Management & Work | The Big Take
The True Cost of Firing a CEO
When a company abruptly ditches its CEO, the costs of the shakeup can quickly add up.
When Starbucks Corp. tapped Brian Niccol as chief executive officer in 2024, it cited the “critical need for a transformative leader” in justifying the hire. If performance significantly improves, stock payouts mean the corner-office switch could cost the company $130 million.
That figure includes estimated exit payments to outgoing CEO Laxman Narasimhan as well as so-called “make whole” awards of cash and stock sufficient to entice Niccol to leave his job running Chipotle Mexican Grill Inc. Starbucks deemed the payments “necessary” to recruit Niccol. But some observers balked.
“The price of the transition is staggering,” concluded proxy-advisory firm Glass Lewis, in a February report that criticized the company’s succession planning and urged shareholders to vote against its executive compensation plan. “Shareholders should be critical of the costly nature of a CEO transition.”

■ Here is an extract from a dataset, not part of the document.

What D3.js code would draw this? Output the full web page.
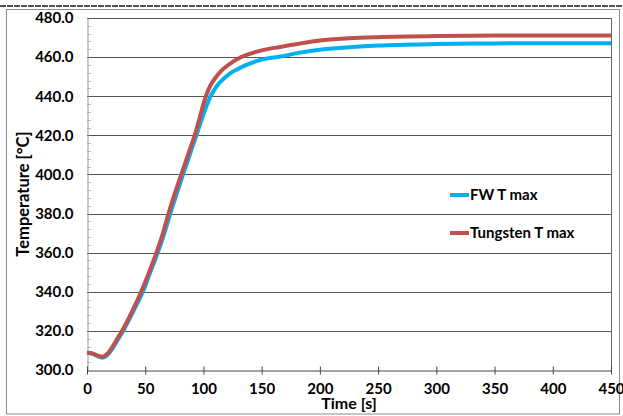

They rarely are, though. Starbucks’ shareholders approved the pay packages at the company’s annual meeting in March, displaying the same optimism in Niccol’s turnaround ability that lifted the company’s shares 25% on the day his appointment was announced.
Perhaps if shareholders knew the full cost of a CEO ouster, they’d be more wary, as the price tag goes well beyond severance and sign-on payments made public in filings. There’s been increased turnover in the top job, much of it unplanned. According to Exechange.com, there were 134 CEO force-outs last year at Russell 3000 firms.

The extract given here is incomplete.